# 12v del coche a 5v usando 7805



## xradeon (Jun 14, 2008)

Hola! Pues despues de buscar un rato en foro me tope con varios circuitos usando el regulador de voltaje 7805. Con lo que tuve un poco de problemas es q recomiendan usar capacitores en conjunto con el regulador. Especificamente quisiera saber de que valores deben ser estos capacitores, si son ceramicos o de que tipo, y si van antes del regulador, despues o en ambos lados. Los 12v provienen del sistema electrico del coche y los 5v los necesito para alimentar un PIC especificamente el 16F628A el cual creo que requiere poco amperaje. Entre mas simple mucho mejor. Saludos!


----------



## eb7ctx (Jun 14, 2008)

Buenas, en la entrada un electrolitico (polarizado) de entre 10 y 100 microfaradios y 25 voltios y en la salida con uno de 10 micros 25 vol. te vale mas uno de 100 nf ceramico de 63 volt. en paralelo


----------



## pepechip (Jun 14, 2008)

Mira el precio de los condensadores, no se porque sera, pero los  condensadores de 330uf es posible que te salgan mas economicos.


----------



## xradeon (Jun 14, 2008)

Gracias por sus prontas respuestas. Entonces segun entiendo iria algo asi exactamente no? 



Gracias!


----------



## MasCalambres (Jun 14, 2008)

Hola 

Me ha surgido una duda viendo esta consulta, si se alimentara con 24 Voltios y la carga consumiera 1 Amperio, habria que ponerle un disipador ?   ,,          y con 12 Voltios y el mismo consumo habria que ponerselo o por el contrario no le haria falta        

Muchas gracias por vuestra ayuda, soy novato en esto y voy muy perdido.



Un salu2


----------



## zaiz (Jun 14, 2008)

xradeon dijo:
			
		

> Hola! Pues despues de buscar un rato en foro me tope con varios circuitos usando el regulador de voltaje 7805. Con lo que tuve un poco de problemas es q recomiendan usar capacitores en conjunto con el regulador. Especificamente quisiera saber de que valores deben ser estos capacitores, si son ceramicos o de que tipo, y si van antes del regulador, despues o en ambos lados. Los 12v provienen del sistema electrico del coche y los 5v los necesito para alimentar un PIC especificamente el 16F628A el cual creo que requiere poco amperaje. Entre mas simple mucho mejor. Saludos!
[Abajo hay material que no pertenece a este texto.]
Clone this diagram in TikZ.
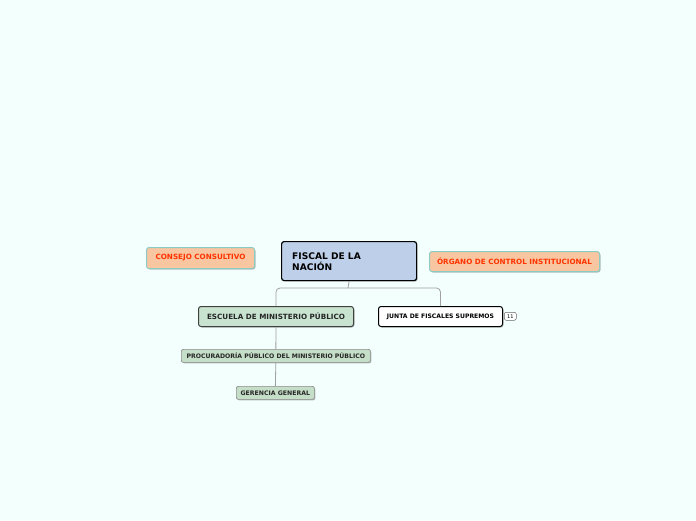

Hola, aquí en esta figura de abajo puedes ver los capacitores que recomienda el datasheet del regulador 78XX (7805, 7812, etc). Y sí, son cerámicos:




			
				Mas calambres dijo:
			
		

> Hola
> 
> Me ha surgido una duda viendo esta consulta, si se alimentara con 24 Voltios y la carga consumiera 1 Amperio, habria que ponerle un disipador ?  ,, y con 12 Voltios y el mismo consumo habria que ponerselo o por el contrario no le haria falta
> 
> ...



Así es, yo le pondría un disipador, pues cuando consumes 1 A es el máximo de corriente que suministra.
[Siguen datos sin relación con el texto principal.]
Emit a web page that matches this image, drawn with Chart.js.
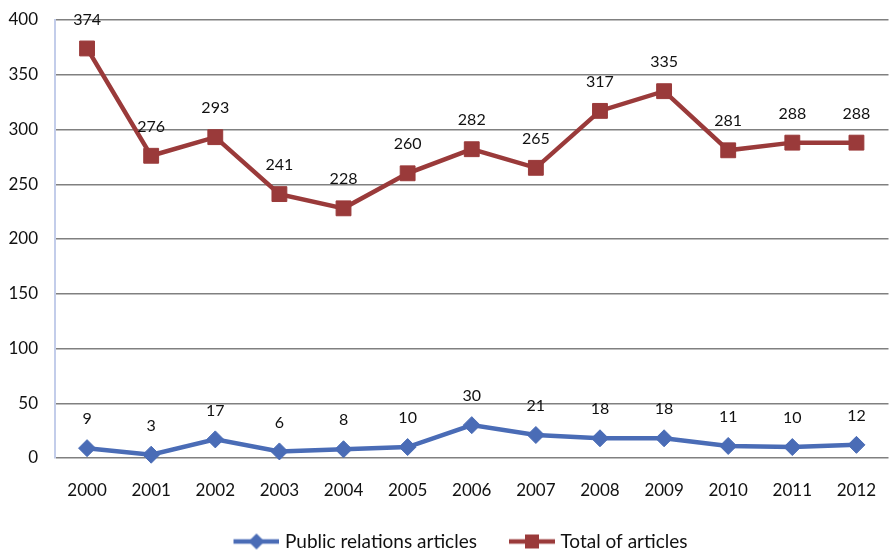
<!DOCTYPE html>
<html>
<head>
<meta charset="utf-8">
<script src="https://cdn.jsdelivr.net/npm/chart.js@4.4.0/dist/chart.umd.min.js"></script>
<style>
  html, body { margin: 0; padding: 0; background: #fff; overflow: hidden; }
  #wrap { width: 900px; height: 561px; }
</style>
</head>
<body>
<div id="wrap"><canvas id="chart" width="900" height="561"></canvas></div>
<script>
const years = ['2000', '2001', '2002', '2003', '2004', '2005', '2006', '2007', '2008', '2009', '2010', '2011', '2012'];
const prArticles = [9, 3, 17, 6, 8, 10, 30, 21, 18, 18, 11, 10, 12];
const totalArticles = [374, 276, 293, 241, 228, 260, 282, 265, 317, 335, 281, 288, 288];
const yMin = 0, yMax = 400, yStep = 50;

const BLUE = '#4a6cb6';
const RED = '#9a3a3a';
const FONT = 'Lato';
const TEXT = '#111';

// legend icon: short line with the marker on it, like the spreadsheet legend
function legendIcon(color, shape) {
    const c = document.createElement('canvas');
    c.width = 72; c.height = 20;
    const g = c.getContext('2d');
    g.strokeStyle = color;
    g.lineWidth = 4.5;
    g.beginPath();
    g.moveTo(26, 10);
    g.lineTo(72, 10);
    g.stroke();
    g.fillStyle = color;
    if (shape === 'rect') {
        g.fillRect(42, 3, 14, 14);
    } else {
        g.beginPath();
        g.moveTo(49, 2); g.lineTo(57, 10); g.lineTo(49, 18); g.lineTo(41, 10);
        g.closePath();
        g.fill();
    }
    return c;
}
const icons = [legendIcon(BLUE, 'rectRot'), legendIcon(RED, 'rect')];

// value labels above each point
const valueLabels = {
    id: 'valueLabels',
    afterDatasetsDraw(chart) {
        const ctx = chart.ctx;
        ctx.save();
        ctx.font = '16px ' + FONT;
        ctx.fillStyle = TEXT;
        ctx.textAlign = 'center';
        ctx.textBaseline = 'middle';
        chart.data.datasets.forEach((ds, i) => {
            chart.getDatasetMeta(i).data.forEach((pt, j) => {
                ctx.fillText(ds.data[j], pt.x, pt.y - 29);
            });
        });
        ctx.restore();
    }
};

new Chart(document.getElementById('chart'), {
    type: 'line',
    data: {
        labels: years,
        datasets: [{
            label: 'Public relations articles',
            data: prArticles,
            borderColor: BLUE,
            backgroundColor: BLUE,
            borderWidth: 4.5,
            pointStyle: 'rectRot',
            pointRadius: 8.5,
            pointBorderWidth: 1,
            tension: 0,
            clip: false
        }, {
            label: 'Total of articles',
            data: totalArticles,
            borderColor: RED,
            backgroundColor: RED,
            borderWidth: 4.5,
            pointStyle: 'rect',
            pointRadius: 10.5,
            pointBorderWidth: 1,
            tension: 0,
            clip: false
        }]
    },
    options: {
        responsive: false,
        animation: false,
        devicePixelRatio: 1,
        layout: { padding: { top: 20, right: 1, left: 0, bottom: 0 } },
        scales: {
            x: {
                offset: true,
                grid: { display: false, drawTicks: false },
                border: { display: false },
                ticks: { color: TEXT, font: { family: FONT, size: 17 }, padding: 22, maxRotation: 0 },
                afterFit(scale) { scale.height = 64; }
            },
            y: {
                min: yMin,
                max: yMax,
                grid: { color: '#808080', lineWidth: 1.5, drawTicks: false },
                border: { display: true, color: '#c3cdea', width: 2 },
                ticks: { stepSize: yStep, color: TEXT, font: { family: FONT, size: 17 }, padding: 17 },
                afterFit(scale) {
                    scale.width = 55;
                    scale.paddingTop = 0;
                    scale.paddingBottom = 0;
                }
            }
        },
        plugins: {
            tooltip: { enabled: false },
            legend: {
                position: 'bottom',
                labels: {
                    usePointStyle: true,
                    pointStyleWidth: 64,
                    padding: 10,
                    color: TEXT,
                    font: { family: FONT, size: 19 },
                    generateLabels(chart) {
                        const items = Chart.defaults.plugins.legend.labels.generateLabels(chart);
                        items.forEach((it, i) => { it.pointStyle = icons[i]; });
                        return items;
                    }
                }
            }
        }
    },
    plugins: [valueLabels]
});
</script>
</body>
</html>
Con cualquier alimentación a la entrada, si consumes 1 A es necesario protegerlo con un disipador.

Saludos.


----------



## xradeon (Jun 15, 2008)

Pues quede casi igual. Mucha la diferencia entre los capacitores que me dijeron al principio y los que maneja el diagrama del datasheet.. .33 y .1mf a 100 y 10mf. Que me recomiendan para alimentar solo al pic16f628a. Saludos!


----------



## zaiz (Jun 15, 2008)

bueno, yo sólo te dije *lo que debe llevar *para cualquier aplicación, sean pics o cualquier otra.
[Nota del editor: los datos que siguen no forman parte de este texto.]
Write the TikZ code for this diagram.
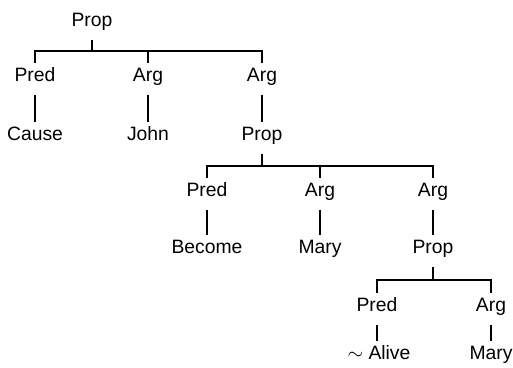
\documentclass[tikz,border=0pt]{standalone}
\usepackage{fontspec}
\setmainfont{Liberation Sans}
\usetikzlibrary{positioning}
\tikzset {
  cat/.style = {font=\fontsize{11.6}{14}\selectfont, inner xsep=1pt, inner ysep=3pt, text height=8.3pt, text depth=4.5pt},
  line/.style = {line width=1pt, color=black},
}

\begin{document}
\begin{tikzpicture}[on grid]
  \useasboundingbox (0,0) rectangle (307.8pt,-220.2pt);

    \node[cat] (prop1) at (55.2pt,-14.2pt) {Prop};
    \node[cat, below left=33pt and 34.2pt of prop1] (pred1) {Pred};
    \node[cat, below right=33pt and 33.6pt of prop1] (arg1) {Arg};
    \node[cat, below right=33pt and 102pt of prop1] (arg2) {Arg};
    \node[cat, below=35.4pt of pred1] (cause) {Cause};
    \node[cat, below=35.4pt of arg1] (john) {John};
    \node[cat, below=35.4pt of arg2] (prop2) {Prop};

    \node[cat, below left=33.6pt and 33pt of prop2] (pred2) {Pred};
    \node[cat, below right=33.6pt and 34.8pt of prop2] (arg3) {Arg};
    \node[cat, below right=33.6pt and 102.6pt of prop2] (arg4) {Arg};
    \node[cat, below=34.2pt of pred2] (become) {Become};
    \node[cat, below=34.2pt of arg3] (mary1) {Mary};
    \node[cat, below=34.2pt of arg4] (prop3) {Prop};

    \node[cat, below left=34.8pt and 33.6pt of prop3] (pred3) {Pred};
    \node[cat, below right=34.8pt and 34.8pt of prop3] (arg5) {Arg};
    \node[cat, below right=28.8pt and 1.2pt of pred3] (alive) {$\sim$ Alive};
    \node[cat, below=28.8pt of arg5] (mary2) {Mary};

    % branching bars
    \path (prop1.south) -- (prop1.south |- pred1.north) coordinate[midway] (bar1);
    \path (prop2.south) -- (prop2.south |- pred2.north) coordinate[midway] (bar2);
    \path (prop3.south) -- (prop3.south |- pred3.north) coordinate[midway] (bar3);

    \draw[line] (prop1) -- (bar1);
    \draw[line] (pred1) |- (bar1) -| (arg2);
    \draw[line] (arg1) -- (arg1 |- bar1);
    \draw[line] (pred1) -- (cause);
    \draw[line] (arg1) -- (john);
    \draw[line] (arg2) -- (prop2);

    \draw[line] (prop2) -- (bar2);
    \draw[line] (pred2) |- (bar2) -| (arg4);
    \draw[line] (arg3) -- (arg3 |- bar2);
    \draw[line] (pred2) -- (become);
    \draw[line] (arg3) -- (mary1);
    \draw[line] (arg4) -- (prop3);

    \draw[line] (prop3) -- (bar3);
    \draw[line] (pred3) |- (bar3) -| (arg5);
    \draw[line] (pred3) -- (pred3 |- alive.north);
    \draw[line] (arg5) -- (mary2);

\end{tikzpicture}
\end{document}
Pero ok, si aún viendo lo que dice el fabricante te quieres ir por otro lado, no se puede decir más.


----------



## fitocondria (Jun 26, 2008)

Yo seguí las especificaciones del fabricante como dicen arriba y si me da un valor entre 5.02 y 4.99 ahí se queda oscilando sin carga, pero cuando le conecto el microcontrolador, un pantalla de cristal liquido de 16caracteres por 2 lineas y un pot para probar el covertidor analógico a digital, la pantalla no se ilumina bien y no es por la conexión de contraste, el pic da lecturas muy variadas de la conversión analógica a digital.

En cambio utilizando casi los mismos capacitore de arriba el voltaje no baja de 4.89 en cambio con los últimos capacitores mencionados me oscila hasta 3.7 voltios.


----------